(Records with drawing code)

>> begin

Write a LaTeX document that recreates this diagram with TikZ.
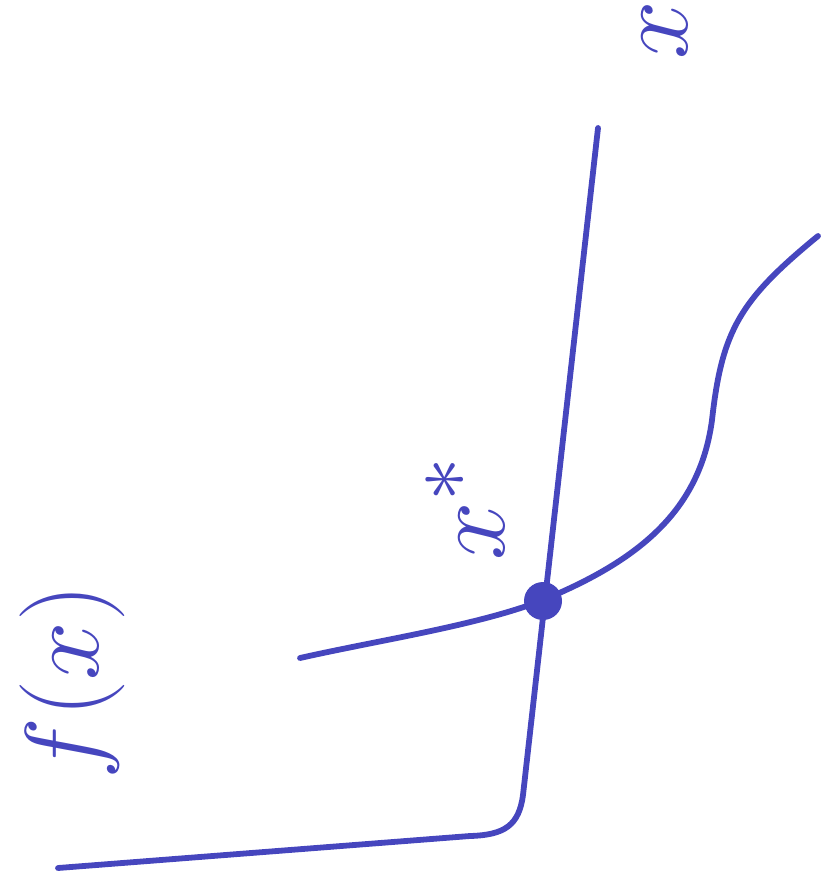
\documentclass[tikz,border=0pt]{standalone}
\usepackage{xcolor}
\definecolor{pen}{HTML}{4646BE}

\begin{document}
\begin{tikzpicture}[
    x=0.02cm, y=-0.02cm,
    ink/.style={draw=pen, line width=3.3pt, line cap=round, line join=round},
    lbl/.style={text=pen, font=\Huge, scale=2.4, rotate=90, inner sep=0pt}
]
\useasboundingbox (0,0) rectangle (825,891);

% vertical axis, bending into the horizontal one
\draw [ink] (598,128) -- (523,795) .. controls (519,825) and (505,835) .. (470,836) -- (58,868);

% the curve
\draw [ink] (300,658) .. controls (380,640) and (480,625) .. (543,600)
    .. controls (640,560) and (700,510) .. (712,420)
    .. controls (722,330) and (740,300) .. (818,236);

% the point on it
\fill [pen] (543,601) circle (19);

% labels
\node [lbl] (fx) at (72,682) {$f(x)$};
\node [lbl] (xaxis) at (665,30) {$x$};
\node [lbl] (xstar) at (465,508) {$x^{*}$};

\end{tikzpicture}
\end{document}
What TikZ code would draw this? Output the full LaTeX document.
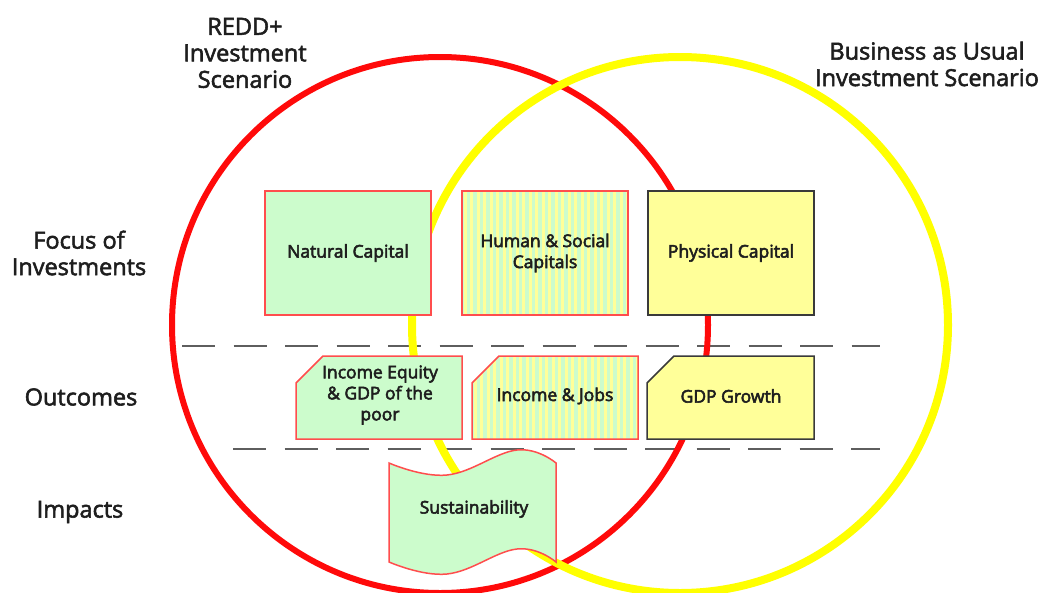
\documentclass[tikz,border=0pt]{standalone}
\usepackage{fontspec}
\setmainfont{Open Sans}
\newcommand\heavier{\special{pdf:literal direct 2 Tr 0.55 w}}
\definecolor{ringred}{HTML}{FF0A0A}
\definecolor{ringyellow}{HTML}{FFFF00}
\definecolor{boxred}{HTML}{FF4D4D}
\definecolor{boxgray}{HTML}{3A3A3A}
\definecolor{capgreen}{HTML}{CCFCCC}
\definecolor{capyellow}{HTML}{FFFF99}
\definecolor{txt}{HTML}{1E1E1E}
\definecolor{dashgray}{HTML}{5E5E5E}
\tikzset{
  ring/.style={line width=6pt},
  sepline/.style={draw=dashgray, line width=2.6pt, dash pattern=on 33pt off 18.5pt},
  greenbox/.style={draw=boxred, line width=1.5pt, fill=capgreen},
  yellowbox/.style={draw=boxgray, line width=1.5pt, fill=capyellow},
  stripebox/.style={draw=boxred, line width=1.5pt},
  boxtext/.style={text=txt, font=\fontsize{17.5}{21}\selectfont\heavier, align=center, inner sep=0pt},
  sidetext/.style={text=txt, font=\fontsize{23.5}{26.5}\selectfont\heavier, align=center, inner sep=0pt},
}
\begin{document}
\begin{tikzpicture}[x=1pt,y=-1pt]
\useasboundingbox (0,0) rectangle (1042,592);
\fill[white] (0,0) rectangle (1042,592);

% separators
\coordinate (s1a) at (182,346); \coordinate (s1b) at (880,346);
\coordinate (s2a) at (233,449); \coordinate (s2b) at (880,449);
\draw[sepline] (s1a) -- (s1b);
\draw[sepline] (s2a) -- (s2b);

% scenario circles
\coordinate (redc) at (440,325);
\coordinate (yelc) at (680,325);
\draw[ring, draw=ringred] (redc) circle[radius=268];
\draw[ring, draw=ringyellow, line width=8pt] (yelc) circle[radius=268];

% Focus of investments row
\node[greenbox, minimum width=166, minimum height=124] (nat) at (348,253) {};
\node[boxtext] (natt) at (nat.center) {Natural Capital};

\fill[capgreen] (462,191) rectangle (628,315);
\begin{scope}
  \clip (462,191) rectangle (628,315);
  \foreach \i in {0,...,26} \fill[capyellow] (463.5+6.5*\i,191) rectangle ++(3.3,124);
\end{scope}
\node[stripebox, minimum width=166, minimum height=124] (hum) at (545,253) {};
\node[boxtext] (humt) at (545,253) {Human \& Social\\Capitals};

\node[yellowbox, minimum width=166, minimum height=124] (phy) at (731,253) {};
\node[boxtext] (phyt) at (phy.center) {Physical Capital};

% Outcomes row
\draw[greenbox] (323,356) -- (462,356) -- (462,439) -- (296,439) -- (296,383) -- cycle;
\node[boxtext] (inc) at (380,395) {Income Equity\\\& GDP of the\\poor};

\begin{scope}
  \clip (499,356) -- (638,356) -- (638,439) -- (472,439) -- (472,383) -- cycle;
  \fill[capgreen] (472,356) rectangle (638,439);
  \foreach \i in {0,...,26} \fill[capyellow] (473.5+6.5*\i,356) rectangle ++(3.3,83);
\end{scope}
\draw[stripebox] (499,356) -- (638,356) -- (638,439) -- (472,439) -- (472,383) -- cycle;
\node[boxtext] (job) at (555,396) {Income \& Jobs};

\draw[yellowbox] (674,356) -- (814,356) -- (814,439) -- (647,439) -- (647,383) -- cycle;
\node[boxtext] (gdp) at (731,396) {GDP Growth};

% Impacts row
\draw[greenbox] plot[smooth, tension=0.7] coordinates {(389,463) (447,475) (517,450) (556,463)}
  -- plot[smooth, tension=0.7] coordinates {(556,562) (517,549) (447,574) (389,562)} -- cycle;
\node[boxtext] (sus) at (474,509) {Sustainability};

% side labels
\node[sidetext] (foc) at (79,253) {Focus of\\Investments};
\node[sidetext] (out) at (81,397) {Outcomes};
\node[sidetext] (imp) at (80,512) {Impacts};

% titles
\node[sidetext] (redd) at (245,53) {REDD+\\Investment\\Scenario};
\node[sidetext] (bau) at (927,64) {Business as Usual\\Investment Scenario};
\end{tikzpicture}
\end{document}
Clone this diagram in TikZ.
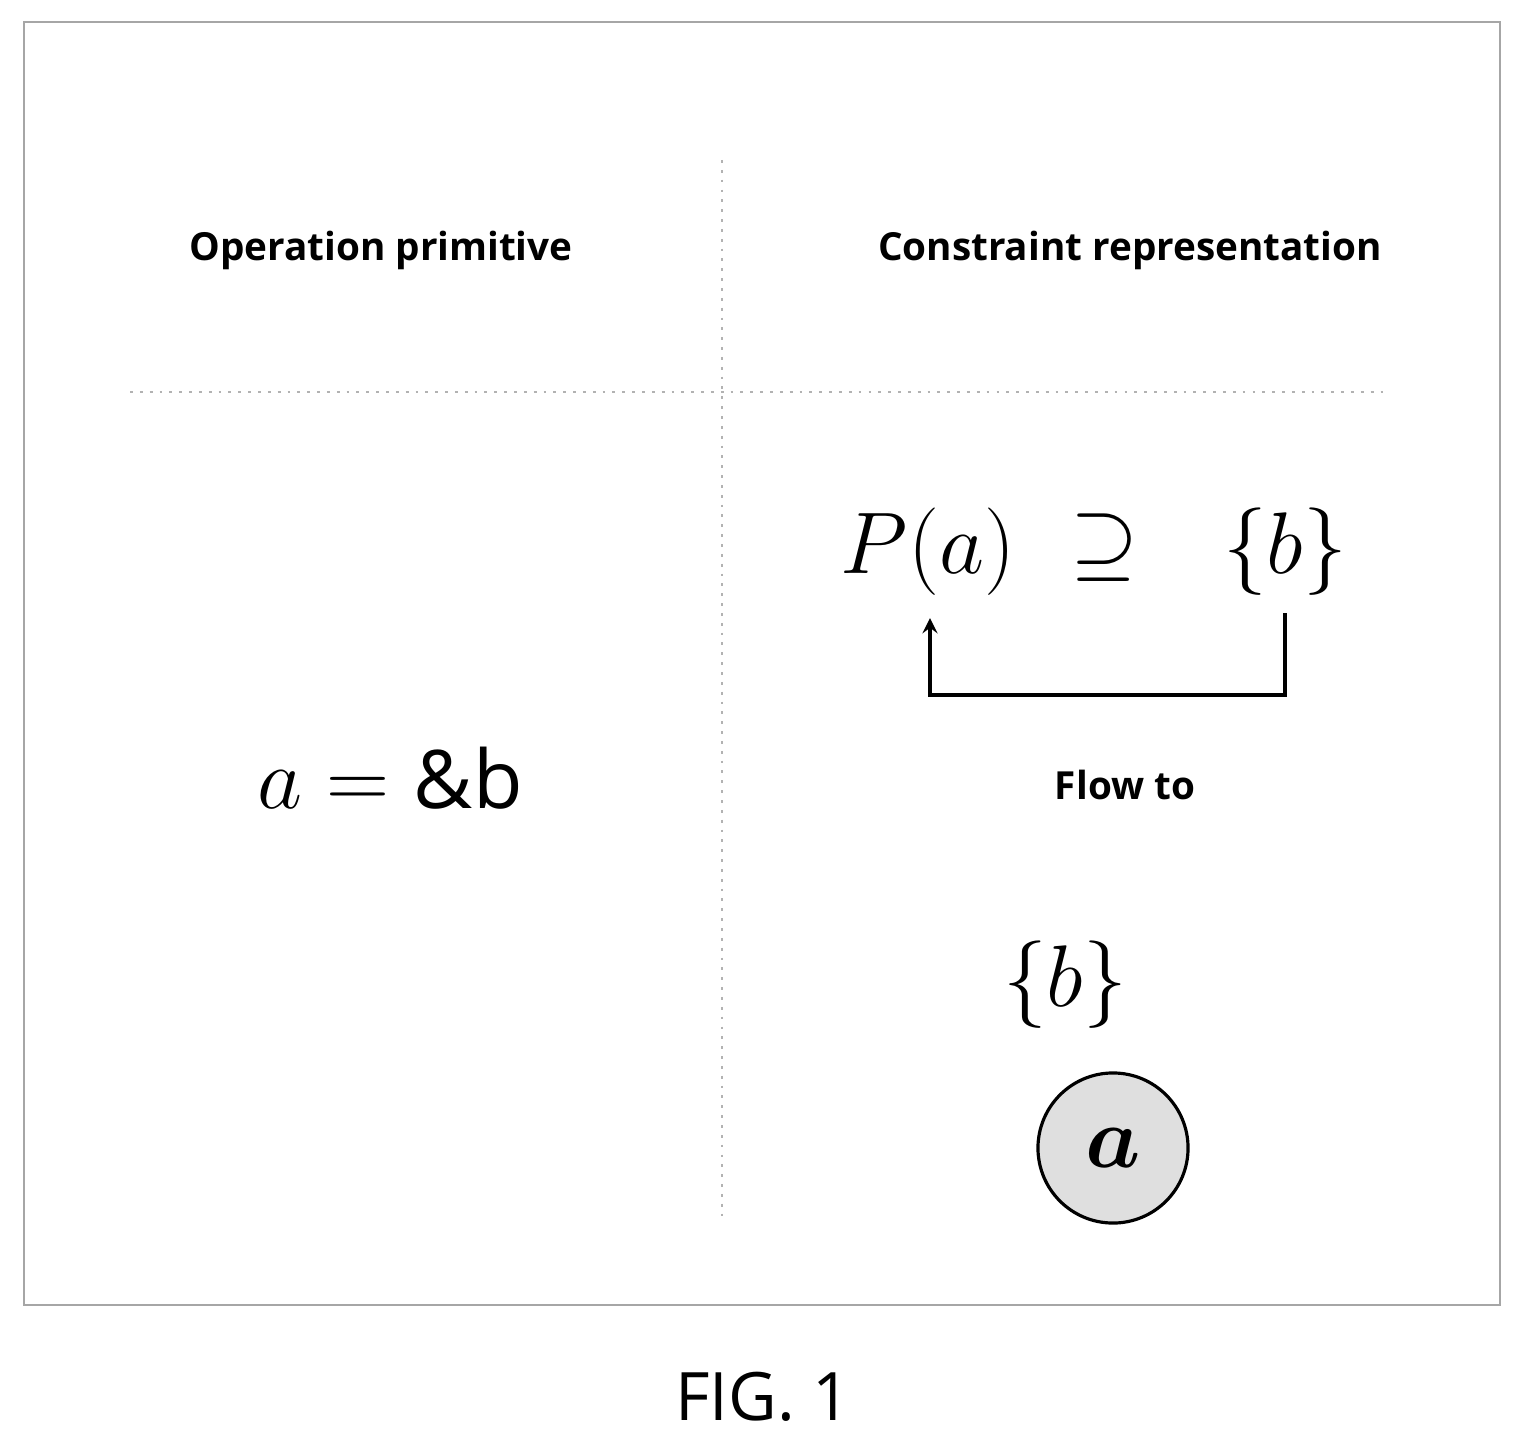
\documentclass[tikz,border=0pt]{standalone}
\usepackage{amsmath}
\usepackage{fontspec}
\setmainfont{Open Sans}
\usetikzlibrary{positioning}
\tikzset{
  head/.style = {font=\fontsize{11}{13}\selectfont\bfseries},
  formula/.style = {font=\fontsize{23}{27}\selectfont},
  flow/.style = {line width=0.9pt, ->, >=stealth}
}
\begin{document}
\begin{tikzpicture}[x=0.01cm, y=-0.01cm]
        \useasboundingbox (0, 0) rectangle (1522, 1437);
        \draw [gray!70, line width=0.6pt] (24, 22) rectangle (1500, 1305);
        \draw [gray!60, dotted, line width=0.8pt] (722, 160) -- (722, 1220);
        \draw [gray!60, dotted, line width=0.8pt] (130, 392) -- (1390, 392);
        \node [head] (op) at (381, 250) {Operation primitive};
        \node [head] (cons) at (1130, 250) {Constraint representation};
        \node [formula] (prim) at (390, 778) {$a = \&$b};
        \node [formula] (pa) at (928, 552) {$P(a)$};
        \node [formula] (sup) at (1105, 548) {$\supseteq$};
        \node [formula] (pb) at (1285, 552) {$\{b\}$};
        \coordinate (cr) at (1285, 695);
        \coordinate (cl) at (930, 695);
        \draw [flow] (pb.south) ++(0, 5) -- (cr) -- (cl) -- ([yshift=-0.1cm]pa.south -| cl);
        \node [head] (flowto) at (1125, 785) {Flow to};
        \node [formula] (set) at (1065, 985) {$\{b\}$};
        \node [circle, draw, line width=0.9pt, fill=gray!25, minimum size=1.5cm,
               font=\fontsize{23}{27}\selectfont] (va) at (1113, 1148) {$\boldsymbol{a}$};
        \node [font=\fontsize{19}{23}\selectfont] (fig) at (763, 1397) {FIG. 1};
    \end{tikzpicture}
\end{document}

>> end

Scan the listing above for the word "diagram" and show each line where it is found.

Write a LaTeX document that recreates this diagram with TikZ.
Clone this diagram in TikZ.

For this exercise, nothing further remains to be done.